Posted on Thursday, November 29, 2012

If there’s a more under-appreciated band in the pantheon of Death Metal’s elite, I’d like to know about them. All Sinister have done is kick ass for 20 years —amidst a small-town phonebook’s worth of lineup changes no less— yet they aren’t spoken of with the same reverence as the Swedish, Floridian, or East Coast all-stars of their era. Taking a look back and realizing that every album has been quality material, you begin to see just how remarkable this run has been. Classics like Diabolical Summoning and Hate shaped my youth, and I will argue that Aggressive Measures deserves consideration for the best-Death-Metal-album-of-all-time conversation. Hindsight reveals I’ve been listening to this record steadily for 14 years!
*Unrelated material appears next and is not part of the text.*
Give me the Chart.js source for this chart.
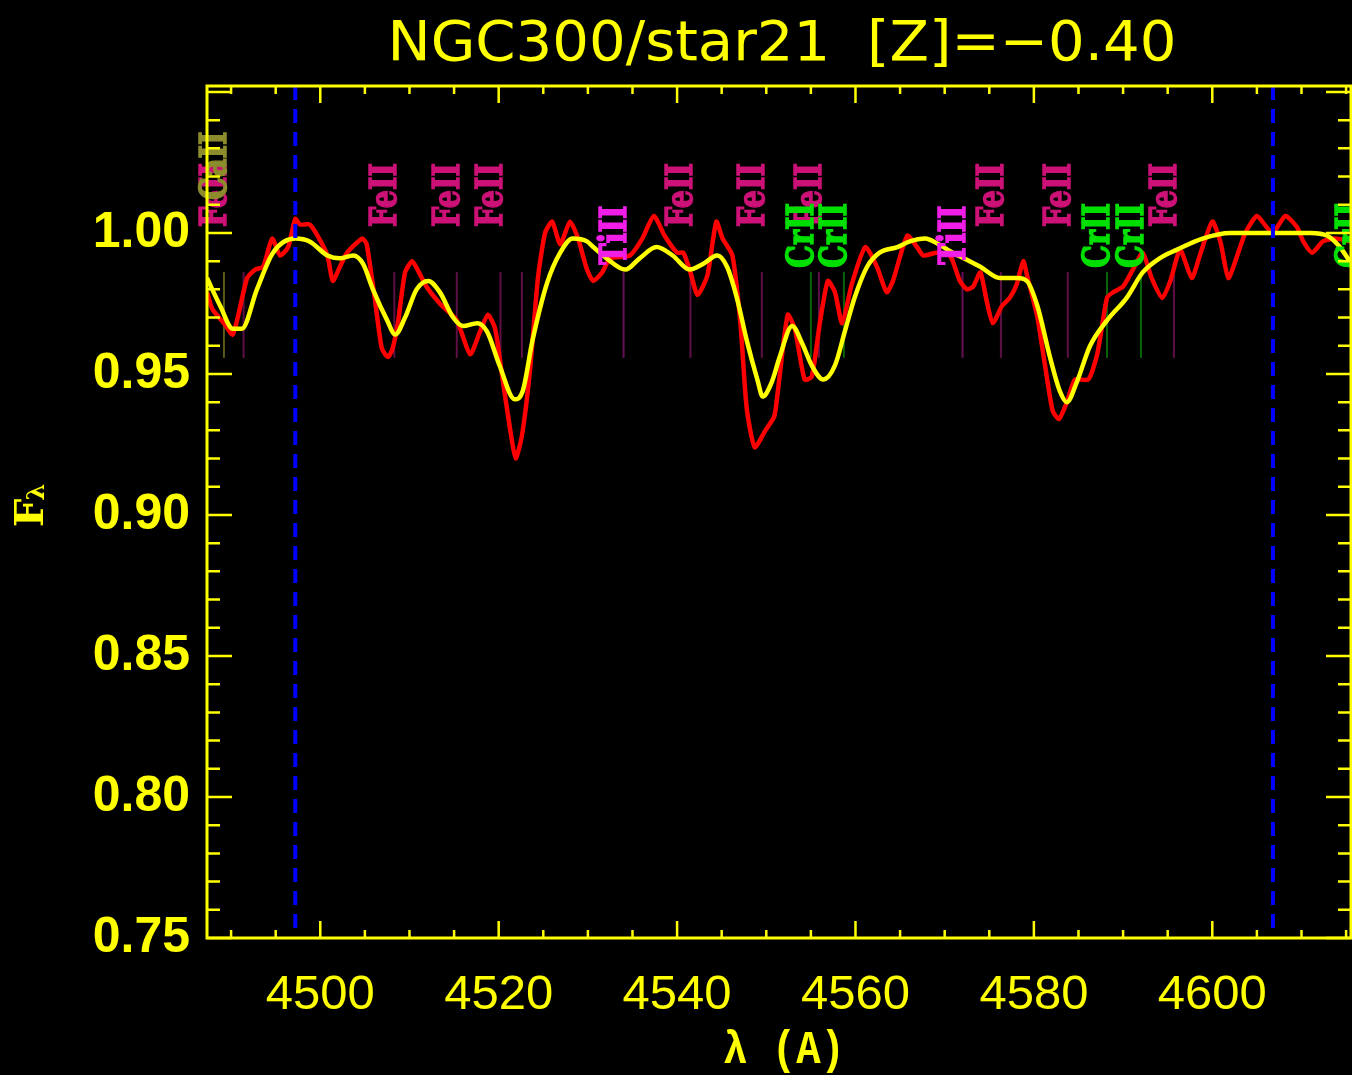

I can practically recite the damn thing from memory! How many Death Metal albums from 1998 can you say that about? True, some records have been better than others, which unfortunately leads into The Carnage Ending. Not a bad record —I don’t believe Sinister could make a bad record if they tried— but it isn’t the one I’ll be reaching for when the day comes that the carnage does end. Once again, lineup tumult factors in. Aad Kloosterwaard (drums 1988-2003, vocals 2005-present) is now the only remaining original member. Even longtime bandmate Alex Paul —who just as recently as 2008’s The Silent Howling wrote all the music and lyrics— is gone now. With respect to Aad and his newly assembled cohorts, you get 110% of what they’ve got. Songs like “Transylvania (City of the Damned),” “Regarding the Imagery,” “Blood Ecstacy,” and the title track sizzle with that familiar Sinister riffing style and Aad’s trademark bestial roar. Newest drummer Toep Duin (ex-Unlord, ex-Melechesh) is a fucking demon from Hell on the kit as well. But in terms of memorability, this can’t even hold a candle to 2010’s Legacy of Ashes. Too much of the LP feels like a legendary band going through their legendary motions… if that makes any sense at all. It ultimately lacks the staying power of their army of classics, which, fairly or unfairly, I’ll always judge them by. Speaking of legendary classics, it might help to track down the Limited Edition for its bonus disc featuring five deadly covers. The best of which include Massacre’s “Succubus,” Possessed’s “Swing of the Axe,” and Celtic Frost’s “Dethroned Emperor.”